Wouldn't the approach of having register subclasses and handling them with ad-hoc contraints
(like the road I took before) be a more universally working solution?

I didn't try that yet.


If fact, I introduced fine grained register classes (one class per GPR) for a new port of gcc 4.3.3 just for the same reason Jamie Prescott did: To have better control in inline asm. However, I didn't yet test how these fine grained classes work in inline assembler (so little time...).

All what I can say is that register allocation works fine and there are no performance losses due to the bulk of reg classes...at least with libs and testsuite, the conpiler never ran on real-world code.

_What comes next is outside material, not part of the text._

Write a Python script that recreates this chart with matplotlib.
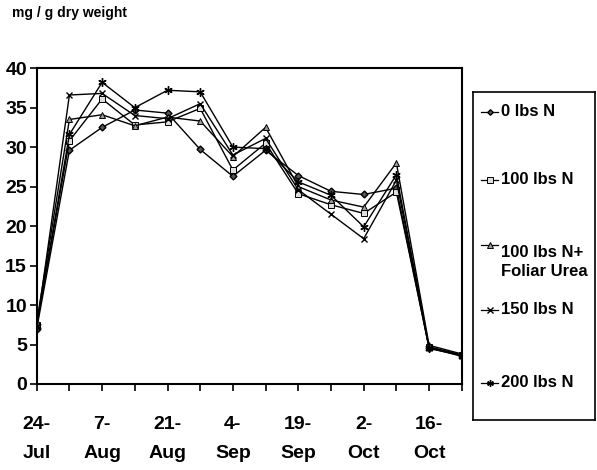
import matplotlib.pyplot as plt
from matplotlib.lines import Line2D

plt.rcParams['font.family'] = ['Liberation Sans', 'DejaVu Sans']

dates = ["24-Jul", "31-Jul", "7-Aug", "14-Aug", "21-Aug", "28-Aug", "4-Sep",
         "11-Sep", "19-Sep", "25-Sep", "2-Oct", "9-Oct", "16-Oct", "23-Oct"]

n0 = [7.0, 29.6, 32.5, 34.7, 34.3, 29.7, 26.3, 29.6, 26.4, 24.4, 24.0, 24.8, 4.5, 3.6]
n100 = [7.5, 30.8, 36.1, 32.8, 33.2, 34.9, 27.1, 30.5, 24.1, 22.7, 21.6, 24.3, 4.7, 3.7]
n100_foliar = [7.8, 33.5, 34.1, 32.7, 33.8, 33.3, 28.8, 32.5, 25.0, 23.3, 22.4, 28.0, 4.9, 3.8]
n150 = [7.2, 36.6, 36.8, 34.0, 33.6, 35.5, 29.0, 31.1, 24.6, 21.5, 18.4, 25.8, 4.6, 3.5]
n200 = [7.4, 31.6, 38.2, 35.0, 37.2, 37.0, 30.0, 29.8, 25.6, 23.9, 19.9, 26.5, 4.6, 3.6]

series = [
    ("0 lbs N", n0, dict(marker="D", markersize=3.5, mfc="#555555", mec="black")),
    ("100 lbs N", n100, dict(marker="s", markersize=5, mfc="#dddddd", mec="black", mew=0.7)),
    ("100 lbs N+\nFoliar Urea", n100_foliar, dict(marker="^", markersize=5, mfc="#999999", mec="black", mew=0.7)),
    ("150 lbs N", n150, dict(marker="x", markersize=5, mec="black", mew=1.0)),
    ("200 lbs N", n200, dict(marker=(6, 2, 0), markersize=6, mec="black", mew=1.0)),
]

fig = plt.figure(figsize=(5.97, 4.70), dpi=100)
ax = fig.add_axes([0.0615, 0.183, 0.712, 0.672])

x = list(range(len(dates)))
for name, vals, style in series:
    ax.plot(x, vals, color="black", linewidth=1.0, **style)

ax.set_xlim(0, len(dates) - 1)
ax.set_ylim(0, 40)
ax.set_yticks(range(0, 41, 5))
ax.set_xticks(x)
labels = [d.replace("-", "-\n") if i % 2 == 0 else "" for i, d in enumerate(dates)]
ax.set_xticklabels(labels, fontsize=14, fontweight="bold", linespacing=1.95)
for t in ax.get_yticklabels():
    t.set_fontsize(14)
    t.set_fontweight("bold")
ax.tick_params(axis="both", direction="out", length=5, width=1.2, pad=2)
ax.tick_params(axis="x", pad=18)
for sp in ax.spines.values():
    sp.set_linewidth(1.5)

fig.text(0.02, 0.972, "mg / g dry weight", fontsize=10, fontweight="bold", va="center", ha="left")

# legend box on the right
lax = fig.add_axes([472.7 / 597, 1 - 420 / 470, (595 - 472.7) / 597, (420 - 91.7) / 470])
lax.set_xlim(472.7, 595)
lax.set_ylim(420, 91.7)
lax.set_xticks([])
lax.set_yticks([])
for sp in lax.spines.values():
    sp.set_linewidth(1.2)
rows = [112, 180, 245, 310, 383]
for (name, vals, style), y in zip(series, rows):
    st = dict(style)
    st["markersize"] = st["markersize"] * 0.8
    lax.add_line(Line2D([481, 498], [y, y], color="black", linewidth=0.9))
    lax.add_line(Line2D([489.5], [y], color="black", linestyle="none", **st))
    lax.text(501, y, name, fontsize=12, fontweight="bold",
             va="center" if "\n" not in name else "top", ha="left", linespacing=1.3)

fig.savefig("out.png", dpi=100)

But I am sure that this approach won't help with the problems above like ICE in fwprop or optimizing away fixed registers.

One-class-per-reg could be helpful in the following scenario:

Suppose there is an assembler function which you want to call from C code. Providing a prototype and calling that function will make gcc emit some kind of call insn. The result is that every call-used reg must be assumed to be clobbered, but often such asm functions clobber much less regs. The idea is then to do a "transparent call", i.e. doing the call in inline asm so that gcc does not emit a call insn. Instead, you would list just the regs which the function clobbers and would have to pass/receive values in the GPRs the ABI tells.

This technique is used in many gcc backends, namely AVR. But it is not possible to use that approach from C+inline asm. Note that local register variables will occupy the register for *all* of the function, which is not what you want. You just want a constraint to tell which value to go where.